At home in San Francisco these days, Jill and Wil Tidman ’95 are a very busy two-career, two-kids (Quincy, two; Stella, ten months) family. Wil, a psychology major and varsity soccer player at UVM, has worked in sports and entertainment marketing with Nike and Red Bull, and now runs media production for GoPro Camera. “It’s a fast-paced situation right now,” Jill Tidman says with a laugh, adding that working at home, working nights, and having relatives happy to visit San Francisco to babysit all help with the juggling act.

Her initial connection to the Redford Center came about through work on climate change in local government with then-mayor of Salt Lake City Rocky Anderson. When Sundance Resort hosted a national mayors’ conference on climate change, Tidman was brought in to brand the event and make it happen. A green poetry slam contest was among the initiatives she initiated that contributed to the conference’s success. And that would lead to her first film project with the Redford Center, an executive producer role in creating Fighting Goliath: Texas Coal Wars.

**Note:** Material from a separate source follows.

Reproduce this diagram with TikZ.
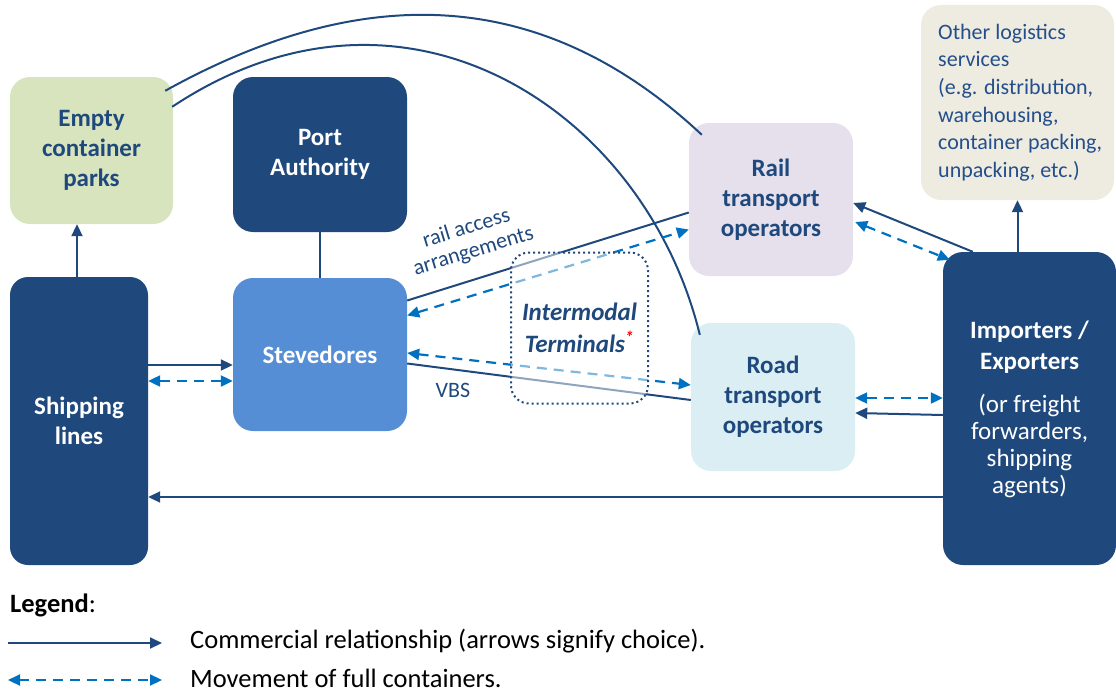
\documentclass[tikz,border=0pt]{standalone}
\usepackage{fontspec}
\setmainfont{Carlito}
\usetikzlibrary{arrows.meta,calc}
\definecolor{navy}{RGB}{31,73,125}
\definecolor{steveblue}{RGB}{85,142,213}
\definecolor{ecpgreen}{RGB}{215,228,189}
\definecolor{raillav}{RGB}{230,224,236}
\definecolor{roadblue}{RGB}{219,238,244}
\definecolor{othbeige}{RGB}{238,236,225}
\definecolor{dblue}{RGB}{0,112,192}
\definecolor{othtext}{RGB}{36,78,140}
\begin{document}
\begin{tikzpicture}[x=1pt,y=-1pt,
  box/.style={rounded corners=20pt, align=center, inner sep=0pt, font=\fontsize{25}{30}\selectfont\bfseries},
  darkbox/.style={box, fill=navy, text=white},
  rel/.style={draw=navy, line width=2pt},
  relarr/.style={rel, -{Triangle[length=12pt,width=11pt]}},
  mov/.style={draw=dblue, line width=2.2pt, dash pattern=on 10pt off 7pt,
    {Triangle[length=12pt,width=11pt]}-{Triangle[length=12pt,width=11pt]}},
  lbl/.style={text=navy, font=\fontsize{22}{24}\selectfont, inner sep=0pt},
  lgtext/.style={anchor=west, inner sep=0pt, font=\fontsize{26.5}{30}\selectfont, text=black}
]
\useasboundingbox (0,0) rectangle (1116,693);

% boxes
\node[box, fill=ecpgreen, text=navy, minimum width=163pt, minimum height=147pt] (ecp) at (91.5,150.5) {Empty\\container\\parks};
\node[darkbox, minimum width=174pt, minimum height=155pt] (pa) at (320,154.5) {Port\\Authority};
\node[box, fill=steveblue, text=white, minimum width=174pt, minimum height=153pt] (steve) at (320,354.5) {Stevedores};
\node[darkbox, rounded corners=18pt, minimum width=138pt, minimum height=288pt] (ship) at (79,421) {Shipping\\lines};
\node[box, fill=raillav, text=navy, minimum width=164pt, minimum height=153pt] (rail) at (771,199.5) {Rail\\transport\\operators};
\node[box, fill=roadblue, text=navy, minimum width=164pt, minimum height=148pt] (road) at (773,397) {Road\\transport\\operators};
\node[box, fill=othbeige, minimum width=193pt, minimum height=195pt] (other) at (1017.5,102.5) {};
\node[anchor=west, text=othtext, align=left, inner sep=0pt, font=\fontsize{22}{27.6}\selectfont] (othert) at (938,102.5) {Other logistics\\services\\(e.g. distribution,\\warehousing,\\container packing,\\unpacking, etc.)};
\node[darkbox, minimum width=173pt, minimum height=313pt] (imp) at (1029.5,408.5) {};
\node[text=white, align=center, inner sep=0pt, font=\fontsize{25}{31}\selectfont\bfseries] (impt) at (1029.5,347.5) {Importers /\\Exporters};
\node[text=white, align=center, inner sep=0pt, font=\fontsize{25}{27.2}\selectfont] (imps) at (1029.5,446) {(or freight\\forwarders,\\shipping\\agents)};

% arcs
\draw[rel] ($(ecp.north east)+(-8,14)$) .. controls (345,-9) and (530,-26) .. ($(rail.north west)+(13,12)$);
\draw[rel] ($(ecp.north east)+(-1,30)$) .. controls (405,-48) and (645,110) .. ($(road.north west)+(9,12)$);

% connectors
\draw[relarr] (ship.north -| 77,0) -- (77,0 |- ecp.south);
\draw[rel] (pa.south) -- (steve.north);
\draw[relarr] ($(ship.east)+(0,-56)$) -- ($(steve.west)+(0,10.5)$);
\draw[mov] ($(ship.east)+(0,-40)$) -- ($(steve.west)+(0,26.5)$);
\draw[relarr] ($(imp.west)+(0,88.5)$) -- ($(ship.east)+(0,76)$);

\draw[rel] ($(steve.east)+(0,-54)$) -- ($(rail.west)+(0,13)$);
\draw[mov] ($(steve.east)+(0,-39)$) -- ($(rail.west)+(0,30)$);
\draw[rel] ($(steve.east)+(0,9)$) -- ($(road.west)+(0,3)$);
\draw[mov] ($(steve.east)+(0,-1.5)$) -- ($(road.west)+(0,-12)$);

\draw[relarr] ($(imp.north west)+(30,0)$) -- ($(rail.east)+(0,3.5)$);
\draw[mov] ($(rail.east)+(2,22.5)$) -- ($(imp.north west)+(7,8)$);
\draw[relarr] (imp.north -| other.south) -- (other.south);
\draw[mov] ($(road.east)+(0,1)$) -- ($(imp.west)+(0,-10.5)$);
\draw[relarr] ($(imp.west)+(0,6.5)$) -- ($(road.east)+(0,16)$);

% labels
\node[lbl, align=center, rotate=17] (rala) at (470,240) {rail access\\arrangements};
\node[lbl] (vbs) at (453,390) {VBS};

% intermodal terminals
\node[draw=navy, line width=2pt, dash pattern=on 2pt off 3pt, rounded corners=18pt, fill=white, fill opacity=0.5, text opacity=1,
  minimum width=137pt, minimum height=151pt, inner sep=0pt, align=center, text=navy,
  font=\fontsize{25}{32}\selectfont\bfseries\itshape] (im) at (579.5,328) {Intermodal\\Terminals\textsuperscript{\color{red}*}};

% legend
\node[lgtext] (lgd) at (10,605) {\textbf{Legend}:};
\coordinate (l1a) at (8,643);
\coordinate (l1b) at (162,643);
\coordinate (l2a) at (8,680);
\coordinate (l2b) at (162,680);
\draw[relarr] (l1a) -- (l1b);
\draw[mov] (l2a) -- (l2b);
\node[lgtext] (lg1) at (190,641) {Commercial relationship (arrows signify choice).};
\node[lgtext] (lg2) at (190,678) {Movement of full containers.};
\end{tikzpicture}
\end{document}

Now that Watershed is completed and lined up for screenings from Istanbul to Barcelona to Burlington, Tidman enjoys the satisfaction of seeing the work go forth, harboring no regret that she can’t make it to every festival, city, or campus where it’s shown. “For me, it’s much more fulfilling to know this is happening than to be there,” she says. “I like getting it done, making the most of it, figuring out ways to get this film out in the world and in front of people.”

Those who see Watershed will meet a young woman on an Outward Bound rafting trip passing through the hush of Echo Park at the confluence of the Green and Yampa rivers. With a tone that suggests equal parts wonder and betrayal, she says, “I was really shocked that the Colorado River does not reach its delta. I knew that there were dams, but I thought that people made minor changes without interfering with the river as a whole. I had no idea it was all gone before it reached where it should go.”

That sort of revelation is what it’s all about, as Jill Tidman well knows.